- **SET EXERCISE**
Print the entries below word for word; the pictures stay out of your copy.

--------------------------------------------------

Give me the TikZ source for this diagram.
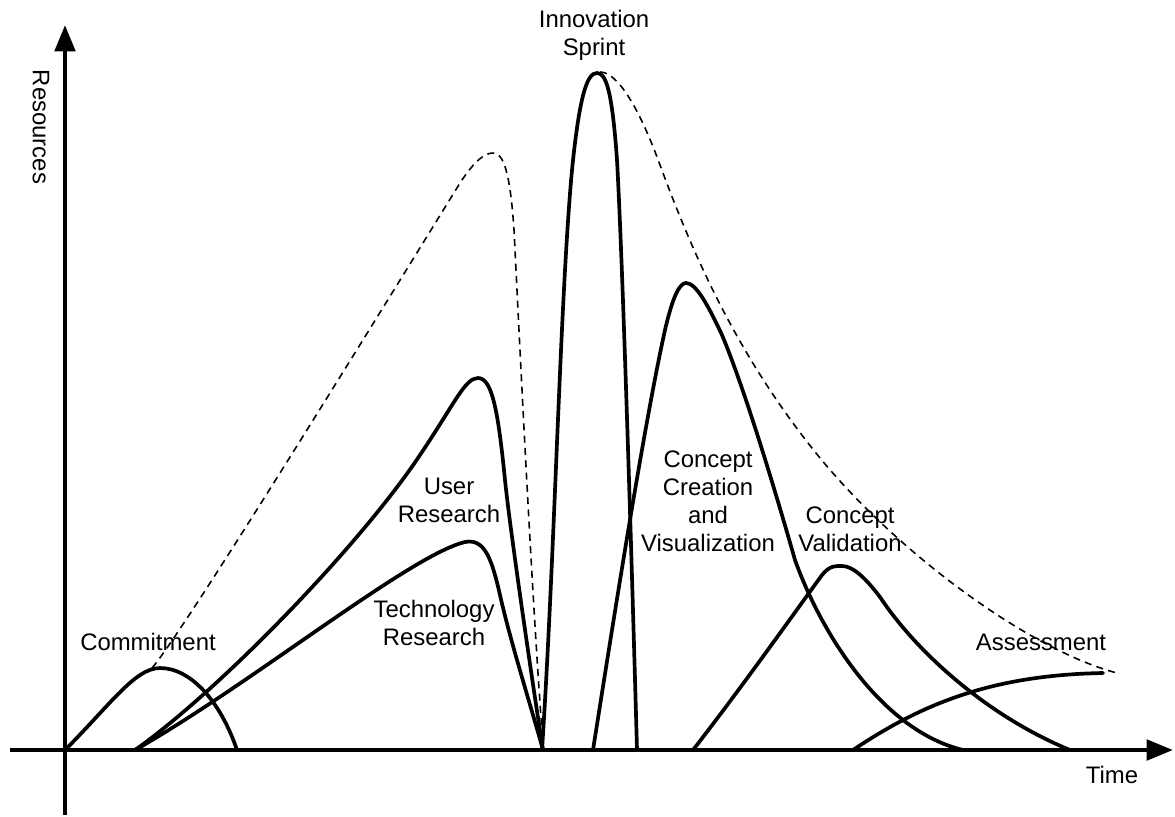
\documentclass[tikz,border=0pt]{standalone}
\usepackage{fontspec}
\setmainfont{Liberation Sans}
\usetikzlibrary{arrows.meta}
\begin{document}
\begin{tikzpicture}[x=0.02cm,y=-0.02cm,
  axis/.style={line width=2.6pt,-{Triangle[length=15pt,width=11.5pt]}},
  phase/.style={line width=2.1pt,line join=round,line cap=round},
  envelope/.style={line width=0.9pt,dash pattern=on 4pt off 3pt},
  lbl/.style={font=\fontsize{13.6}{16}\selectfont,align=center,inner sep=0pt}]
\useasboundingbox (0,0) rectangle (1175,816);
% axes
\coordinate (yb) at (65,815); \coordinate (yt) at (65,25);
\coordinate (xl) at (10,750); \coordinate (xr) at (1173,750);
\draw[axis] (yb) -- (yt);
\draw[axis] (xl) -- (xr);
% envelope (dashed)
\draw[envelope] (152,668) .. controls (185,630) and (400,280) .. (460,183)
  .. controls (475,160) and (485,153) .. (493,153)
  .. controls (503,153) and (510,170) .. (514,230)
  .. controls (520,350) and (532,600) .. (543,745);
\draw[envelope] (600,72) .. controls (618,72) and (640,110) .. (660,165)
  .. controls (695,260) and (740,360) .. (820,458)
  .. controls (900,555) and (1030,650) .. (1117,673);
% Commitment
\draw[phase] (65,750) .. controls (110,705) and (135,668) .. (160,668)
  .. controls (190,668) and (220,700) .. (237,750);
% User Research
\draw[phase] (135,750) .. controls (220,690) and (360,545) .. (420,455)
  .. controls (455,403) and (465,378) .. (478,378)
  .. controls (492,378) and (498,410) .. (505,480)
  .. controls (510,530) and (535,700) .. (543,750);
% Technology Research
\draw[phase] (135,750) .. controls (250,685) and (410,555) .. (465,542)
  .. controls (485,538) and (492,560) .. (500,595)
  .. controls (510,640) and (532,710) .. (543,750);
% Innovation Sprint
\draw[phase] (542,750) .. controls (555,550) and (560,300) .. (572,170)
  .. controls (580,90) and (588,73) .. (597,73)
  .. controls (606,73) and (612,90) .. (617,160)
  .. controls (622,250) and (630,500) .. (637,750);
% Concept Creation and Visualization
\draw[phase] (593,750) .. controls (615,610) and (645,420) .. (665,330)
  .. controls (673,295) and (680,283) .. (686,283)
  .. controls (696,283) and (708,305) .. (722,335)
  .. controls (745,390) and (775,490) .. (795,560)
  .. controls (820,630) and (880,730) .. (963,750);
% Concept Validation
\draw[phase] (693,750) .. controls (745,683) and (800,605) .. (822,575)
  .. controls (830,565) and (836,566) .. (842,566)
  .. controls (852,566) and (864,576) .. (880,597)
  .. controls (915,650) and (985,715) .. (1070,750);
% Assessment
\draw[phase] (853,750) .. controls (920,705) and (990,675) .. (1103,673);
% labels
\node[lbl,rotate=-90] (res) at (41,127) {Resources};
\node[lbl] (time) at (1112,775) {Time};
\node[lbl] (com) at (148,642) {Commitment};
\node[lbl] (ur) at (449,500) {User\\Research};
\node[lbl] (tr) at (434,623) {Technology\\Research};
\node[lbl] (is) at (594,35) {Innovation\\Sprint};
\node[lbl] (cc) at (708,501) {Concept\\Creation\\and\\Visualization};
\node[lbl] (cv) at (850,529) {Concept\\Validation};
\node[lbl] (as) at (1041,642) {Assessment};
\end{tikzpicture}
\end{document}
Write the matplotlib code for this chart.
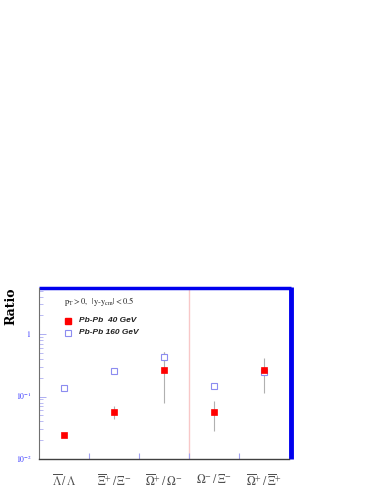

--------------------------------------------------

- **TASK RESULT**
Give me the TikZ source for this diagram.
\documentclass[tikz,border=0pt]{standalone}
\usepackage{fontspec}
\setmainfont{Liberation Sans}
\usetikzlibrary{arrows.meta}
\begin{document}
\begin{tikzpicture}[x=0.02cm,y=-0.02cm,
  axis/.style={line width=2.6pt,-{Triangle[length=15pt,width=11.5pt]}},
  phase/.style={line width=2.1pt,line join=round,line cap=round},
  envelope/.style={line width=0.9pt,dash pattern=on 4pt off 3pt},
  lbl/.style={font=\fontsize{13.6}{16}\selectfont,align=center,inner sep=0pt}]
\useasboundingbox (0,0) rectangle (1175,816);
% axes
\coordinate (yb) at (65,815); \coordinate (yt) at (65,25);
\coordinate (xl) at (10,750); \coordinate (xr) at (1173,750);
\draw[axis] (yb) -- (yt);
\draw[axis] (xl) -- (xr);
% envelope (dashed)
\draw[envelope] (152,668) .. controls (185,630) and (400,280) .. (460,183)
  .. controls (475,160) and (485,153) .. (493,153)
  .. controls (503,153) and (510,170) .. (514,230)
  .. controls (520,350) and (532,600) .. (543,745);
\draw[envelope] (600,72) .. controls (618,72) and (640,110) .. (660,165)
  .. controls (695,260) and (740,360) .. (820,458)
  .. controls (900,555) and (1030,650) .. (1117,673);
% Commitment
\draw[phase] (65,750) .. controls (110,705) and (135,668) .. (160,668)
  .. controls (190,668) and (220,700) .. (237,750);
% User Research
\draw[phase] (135,750) .. controls (220,690) and (360,545) .. (420,455)
  .. controls (455,403) and (465,378) .. (478,378)
  .. controls (492,378) and (498,410) .. (505,480)
  .. controls (510,530) and (535,700) .. (543,750);
% Technology Research
\draw[phase] (135,750) .. controls (250,685) and (410,555) .. (465,542)
  .. controls (485,538) and (492,560) .. (500,595)
  .. controls (510,640) and (532,710) .. (543,750);
% Innovation Sprint
\draw[phase] (542,750) .. controls (555,550) and (560,300) .. (572,170)
  .. controls (580,90) and (588,73) .. (597,73)
  .. controls (606,73) and (612,90) .. (617,160)
  .. controls (622,250) and (630,500) .. (637,750);
% Concept Creation and Visualization
\draw[phase] (593,750) .. controls (615,610) and (645,420) .. (665,330)
  .. controls (673,295) and (680,283) .. (686,283)
  .. controls (696,283) and (708,305) .. (722,335)
  .. controls (745,390) and (775,490) .. (795,560)
  .. controls (820,630) and (880,730) .. (963,750);
% Concept Validation
\draw[phase] (693,750) .. controls (745,683) and (800,605) .. (822,575)
  .. controls (830,565) and (836,566) .. (842,566)
  .. controls (852,566) and (864,576) .. (880,597)
  .. controls (915,650) and (985,715) .. (1070,750);
% Assessment
\draw[phase] (853,750) .. controls (920,705) and (990,675) .. (1103,673);
% labels
\node[lbl,rotate=-90] (res) at (41,127) {Resources};
\node[lbl] (time) at (1112,775) {Time};
\node[lbl] (com) at (148,642) {Commitment};
\node[lbl] (ur) at (449,500) {User\\Research};
\node[lbl] (tr) at (434,623) {Technology\\Research};
\node[lbl] (is) at (594,35) {Innovation\\Sprint};
\node[lbl] (cc) at (708,501) {Concept\\Creation\\and\\Visualization};
\node[lbl] (cv) at (850,529) {Concept\\Validation};
\node[lbl] (as) at (1041,642) {Assessment};
\end{tikzpicture}
\end{document}
Write the matplotlib code for this chart.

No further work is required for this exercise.